- Date: 6 – 11 March
- Edition: 10th
- Draw: 32S / 16D
- Prize money: $50,000+H
- Surface: Red clay
- Location: Santiago, Chile

Champions

Singles
- Rogério Dutra Silva

Doubles
- Marcelo Tomás Barrios Vera / Nicolás Jarry
| Challenger ATP Cachantún Cup |

= 2017 Challenger ATP Cachantún Cup =

The 2017 Challenger ATP Cachantún Cup was a professional tennis tournament played on red clay courts. It was the 10th edition of the tournament which will be part of the 2017 ATP Challenger Tour. It took place in Santiago, Chile between 6 and 11 March 2017.
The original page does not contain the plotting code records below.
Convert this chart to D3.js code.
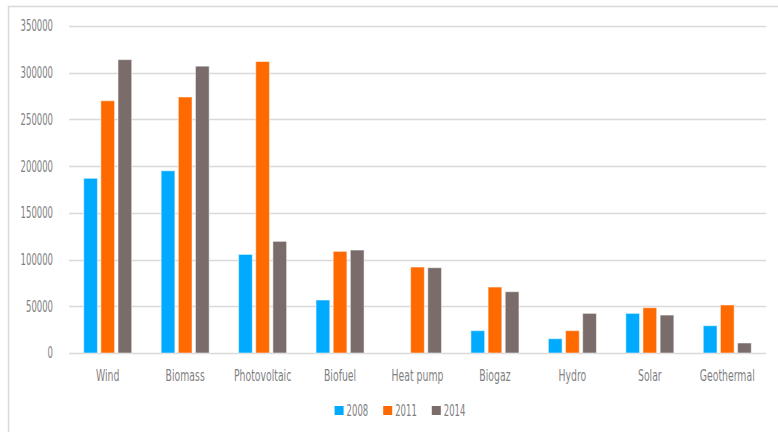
<!DOCTYPE html>
<html>
<head>
<meta charset="utf-8">
<script src="https://cdn.jsdelivr.net/npm/d3@7"></script>
<style>
  body { margin: 0; background: #fff; }
  text { font-family: "DejaVu Sans Condensed", "DejaVu Sans", sans-serif; font-stretch: condensed; fill: #7f7f7f; font-size: 15px; }
</style>
</head>
<body>
<div id="chart"></div>
<script>
(function(d3) {
    'use strict';

    var categories = ['Wind', 'Biomass', 'Photovoltaic', 'Biofuel', 'Heat pump', 'Biogaz', 'Hydro', 'Solar', 'Geothermal'];
    var years = ['2008', '2011', '2014'];
    var values2008 = [187000, 195000, 105500, 56700, 0, 23900, 15300, 42400, 29200];
    var values2011 = [270000, 274000, 312000, 108800, 92000, 70600, 23900, 48500, 51400];
    var values2014 = [314000, 307000, 119500, 110200, 91300, 65600, 42400, 40600, 10700];
    var yTicks = [0, 50000, 100000, 150000, 200000, 250000, 300000, 350000];

    var series = [values2008, values2011, values2014];
    var colors = ['#00aaff', '#ff6a00', '#7a6c6a'];

    var width = 778;
    var height = 432;
    var left = 69, right = 766, top = 26, bottom = 353;
    // the original typeface is a narrow one
    var squeeze = 0.63;
    var squeezeLabel = 0.69;

    var svg = d3.select('#chart')
      .append('svg')
      .attr('width', width)
      .attr('height', height);

    function place(x, yy, s) {
      return 'translate(' + x + ',' + yy + ') scale(' + (s || squeeze) + ',1)';
    }

    // outer frame (only top and left edges are visible)
    svg.append('path')
      .attr('d', 'M8.5,' + height + 'V6.5H' + width)
      .attr('fill', 'none')
      .attr('stroke', '#d9d9d9')
      .attr('stroke-width', 1.5);

    var y = d3.scaleLinear()
      .domain([0, 350000])
      .range([bottom, top]);

    var x0 = d3.scaleBand()
      .domain(categories)
      .range([left, right])
      .paddingInner(0.38)
      .paddingOuter(0.19);

    var x1 = d3.scaleBand()
      .domain(years)
      .range([0, x0.bandwidth()])
      .paddingInner(0.2)
      .paddingOuter(0);

    // gridlines
    svg.append('g')
      .selectAll('line')
      .data(yTicks)
      .enter()
      .append('line')
      .attr('x1', left)
      .attr('x2', right)
      .attr('y1', function(d) { return Math.round(y(d)) + 0.5; })
      .attr('y2', function(d) { return Math.round(y(d)) + 0.5; })
      .attr('stroke', '#d9d9d9')
      .attr('stroke-width', 1.5);

    // y tick labels
    svg.append('g')
      .selectAll('text')
      .data(yTicks)
      .enter()
      .append('text')
      .attr('transform', function(d) { return place(53, y(d)); })
      .attr('dy', '0.36em')
      .attr('text-anchor', 'end')
      .text(function(d) { return d; });

    // bars
    var groups = svg.append('g')
      .selectAll('g')
      .data(categories)
      .enter()
      .append('g')
      .attr('transform', function(d) { return 'translate(' + x0(d) + ',0)'; });

    groups.selectAll('rect')
      .data(function(d, i) {
        return years.map(function(yr, j) { return { year: yr, value: series[j][i], color: colors[j] }; });
      })
      .enter()
      .filter(function(d) { return d.value > 0; })
      .append('rect')
      .attr('x', function(d) { return x1(d.year); })
      .attr('y', function(d) { return y(d.value); })
      .attr('width', x1.bandwidth())
      .attr('height', function(d) { return y(0) - y(d.value); })
      .attr('fill', function(d) { return d.color; })
      .attr('stroke', 'rgba(255,255,255,0.5)')
      .attr('stroke-width', 1);

    // category labels
    svg.append('g')
      .selectAll('text')
      .data(categories)
      .enter()
      .append('text')
      .attr('transform', function(d) { return place(x0(d) + x0.bandwidth() / 2, 381, squeezeLabel); })
      .attr('text-anchor', 'middle')
      .text(function(d) { return d; });

    // legend
    var legendRectSize = 9;
    var legend = svg.append('g');
    var xpos = 0;
    years.forEach(function(yr, i) {
      var item = legend.append('g').attr('transform', 'translate(' + xpos + ',0)');
      item.append('rect')
        .attr('x', 0)
        .attr('y', 406)
        .attr('width', legendRectSize)
        .attr('height', legendRectSize)
        .attr('fill', colors[i]);
      var t = item.append('text')
        .attr('transform', place(legendRectSize + 3, 415.5))
        .text(yr);
      xpos += legendRectSize + 3 + t.node().getComputedTextLength() * squeeze + 15;
    });
    var legendWidth = xpos - 15;
    legend.attr('transform', 'translate(' + (400 - legendWidth / 2) + ',0)');

})(window.d3);
</script>
</body>
</html>
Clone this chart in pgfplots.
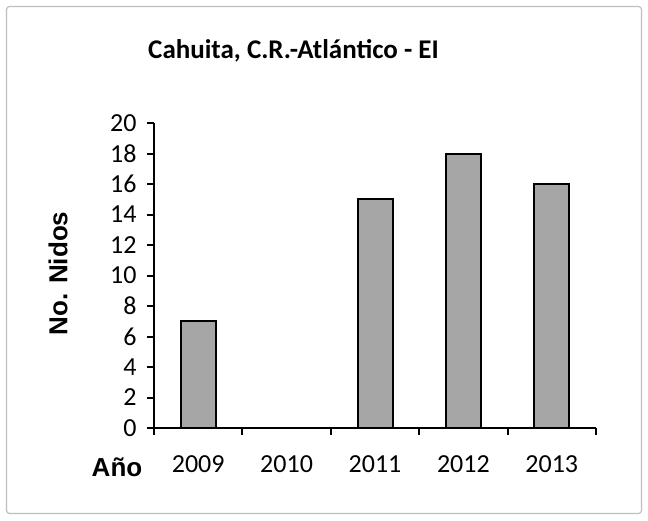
\documentclass[border=0pt]{standalone}
\usepackage{pgfplots}
\pgfplotsset{compat=1.18}
\usepackage{fontspec}
\setmainfont{Carlito}
\newfontfamily\arialfont{Liberation Sans}
\definecolor{bargray}{HTML}{A6A6A6}
\definecolor{framegray}{HTML}{BFBFBF}
\begin{document}
\begin{tikzpicture}[x=1pt,y=1pt]
\path[fill=white] (0,0) rectangle (648,520);
\draw[framegray, line width=1.2pt, rounded corners=3pt] (6.5,6.5) rectangle (641.5,513.5);
\node[font=\fontsize{27}{31}\selectfont\bfseries] at (293.5,469) {Cahuita, C.R.-Atlántico - EI};
\node[font=\arialfont\fontsize{26}{30}\selectfont\bfseries, rotate=90, anchor=center] at (58,246.5) {No. Nidos};
\node[font=\arialfont\fontsize{26}{30}\selectfont\bfseries, anchor=base] at (117,44) {Año};
\begin{axis}[
  at={(154pt,92pt)}, anchor=south west,
  scale only axis, width=442pt, height=305pt,
  /pgf/number format/assume math mode=true,
  font=\fontsize{26}{30}\selectfont,
  ybar, bar width=35pt,
  xmin=-0.5, xmax=4.5, ymin=0, ymax=20,
  axis lines*=left,
  axis line style={line width=2pt, black},
  xtick={0,1,2,3,4},
  xticklabels={2009,2010,2011,2012,2013},
  minor xtick={-0.5,0.5,1.5,2.5,3.5,4.5},
  ytick={0,2,...,20},
  minor ytick={0,2,...,20},
  tick align=outside,
  major tick length=0pt,
  minor tick length=7pt,
  every tick/.style={line width=2pt, black},
  xticklabel style={yshift=-24pt},
  yticklabel style={xshift=-14pt},
  clip=false,
]
\addplot[fill=bargray, draw=black, line width=2pt] coordinates {(0,7) (1,0) (2,15) (3,18) (4,16)};
\end{axis}
\end{tikzpicture}
\end{document}
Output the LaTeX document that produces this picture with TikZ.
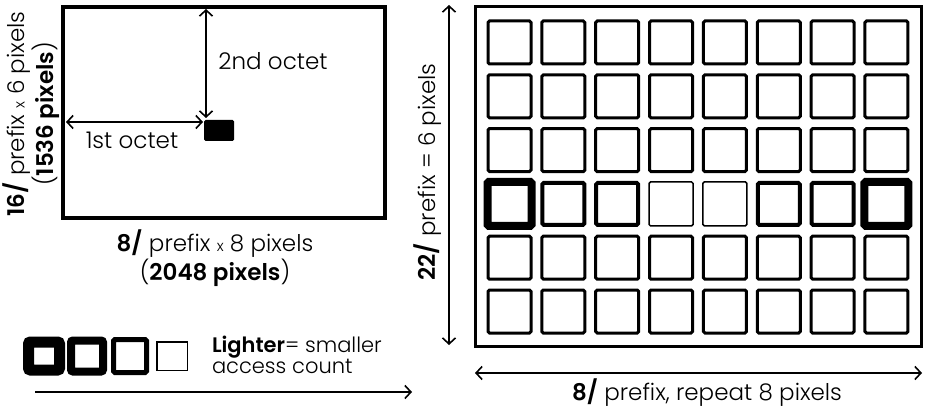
\documentclass[tikz,border=0pt]{standalone}
\usepackage{fontspec}
\setmainfont{Poppins}[UprightFont={* Light}, BoldFont={* SemiBold}]
\usetikzlibrary{arrows.meta}
\begin{document}
\begin{tikzpicture}[x=1pt,y=-1pt,
  every node/.style={inner sep=0pt, outer sep=0pt},
  lbl/.style={font=\fontsize{23}{27}\selectfont, align=center},
  cell/.style={draw, minimum size=43pt, line width=3pt, rounded corners=1.5pt},
  barb/.tip={Straight Barb[length=6pt,width=13pt,line width=1.6pt]},
  dimline/.style={line width=1.6pt, barb-barb},
  oneway/.style={line width=1.6pt, -barb},
]
\useasboundingbox (0,0) rectangle (927,409);

% ---- address space overview (left) ----
\node[draw, line width=4pt, minimum width=322pt, minimum height=211pt] (screen) at (224,112.5) {};
\node[fill=black, minimum width=30pt, minimum height=21pt, rounded corners=1.5pt] (blk) at (219,130.5) {};
\coordinate (blktop) at (206,118);
\coordinate (blkleft) at (203,122);
\coordinate (scrtop) at (206,9);
\coordinate (scrleft) at (66,122);
\draw[dimline] (scrtop) -- (blktop);
\draw[dimline] (scrleft) -- (blkleft);
\node[lbl] (oct2) at (273,61) {2nd octet};
\node[lbl] (oct1) at (132,140) {1st octet};
\node[lbl, rotate=90] (ylab) at (31,114) {\textbf{16/} prefix {\fontsize{15}{15}\selectfont x} 6 pixels\\(\textbf{1536 pixels})};
\node[lbl] (xlab) at (215,258) {\textbf{8/} prefix {\fontsize{15}{15}\selectfont x} 8 pixels\\(\textbf{2048 pixels})};

% ---- heat map of /22 blocks (right) ----
\node[draw, line width=3pt, minimum width=446pt, minimum height=340pt] (grid) at (698.5,176.5) {};
\foreach \r in {1,2,3,5,6}{
  \foreach \c in {1,...,8}{
    \node[cell] (c-\r-\c) at ({509.5+(\c-1)*53.85},{42.5+(\r-1)*53.8}) {};
  }
}
\foreach \c/\w/\s in {1/8/44, 2/4/42, 3/4/42, 4/1.5/44, 5/1.5/44, 6/4/42, 7/4/42, 8/8/44}{
  \node[cell, line width=\w pt, minimum size=\s pt] (c-4-\c) at ({509.5+(\c-1)*53.85},{42.5+3*53.8}) {};
}
\coordinate (gtop) at (449,5);
\coordinate (gbot) at (449,345);
\draw[dimline] (gtop) -- (gbot);
\coordinate (gleft) at (475,373);
\coordinate (gright) at (922,373);
\draw[dimline] (gleft) -- (gright);
\node[lbl, rotate=90] (glab) at (428,172) {\textbf{22/} prefix = 6 pixels};
\node[lbl] (gxlab) at (707,393) {\textbf{8/} prefix, repeat 8 pixels};

% ---- legend ----
\node[draw, line width=11pt, minimum width=31pt, minimum height=28pt, rounded corners=2pt] (leg1) at (44,356) {};
\node[draw, line width=8pt, minimum width=32pt, minimum height=31pt, rounded corners=2pt] (leg2) at (87,356) {};
\node[draw, line width=5pt, minimum width=33pt, minimum height=33pt, rounded corners=1.5pt] (leg3) at (130,356) {};
\node[draw, line width=1.5pt, minimum width=30.5pt, minimum height=28.5pt] (leg4) at (172,356) {};
\node[font=\fontsize{21}{21}\selectfont, align=left, anchor=west] (legtxt) at (212,355) {\textbf{Lighter}= smaller\\access count};
\coordinate (lega) at (35,392);
\coordinate (legb) at (412,392);
\draw[oneway] (lega) -- (legb);
\end{tikzpicture}
\end{document}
==Singles main-draw entrants==

===Seeds===

| Country | Player | Rank^{1} | Seed |
|---|---|---|---|
| BRA | Rogério Dutra Silva | 84 | 1 |
| ARG | Nicolás Kicker | 100 | 2 |
| AUT | Gerald Melzer | 107 | 3 |
| JPN | Taro Daniel | 117 | 4 |
| BEL | Arthur De Greef | 120 | 5 |
| ESP | Íñigo Cervantes | 125 | 6 |
| ITA | Alessandro Giannessi | 127 | 7 |
| BRA | João Souza | 131 | 8 |

- ^{1} Rankings are as of February 27, 2017.

===Other entrants===
The following players received wildcards into the singles main draw:
- CHI Marcelo Tomás Barrios Vera
- CHI Nicolás Jarry
- CHI Hans Podlipnik Castillo
- CHI Matías Soto

The following player received entry using a protected ranking:
- ITA Simone Bolelli

The following players received entry from the qualifying draw:
- BRA Guilherme Clezar
- BOL Hugo Dellien
- SWE Christian Lindell
- PER Juan Pablo Varillas

==Champions==
===Singles===

- BRA Rogério Dutra Silva def. CHI Nicolás Jarry 7–5, 6–3.

===Doubles===

- CHI Marcelo Tomás Barrios Vera / CHI Nicolás Jarry def. ARG Máximo González / ARG Andrés Molteni 6–4, 6–3.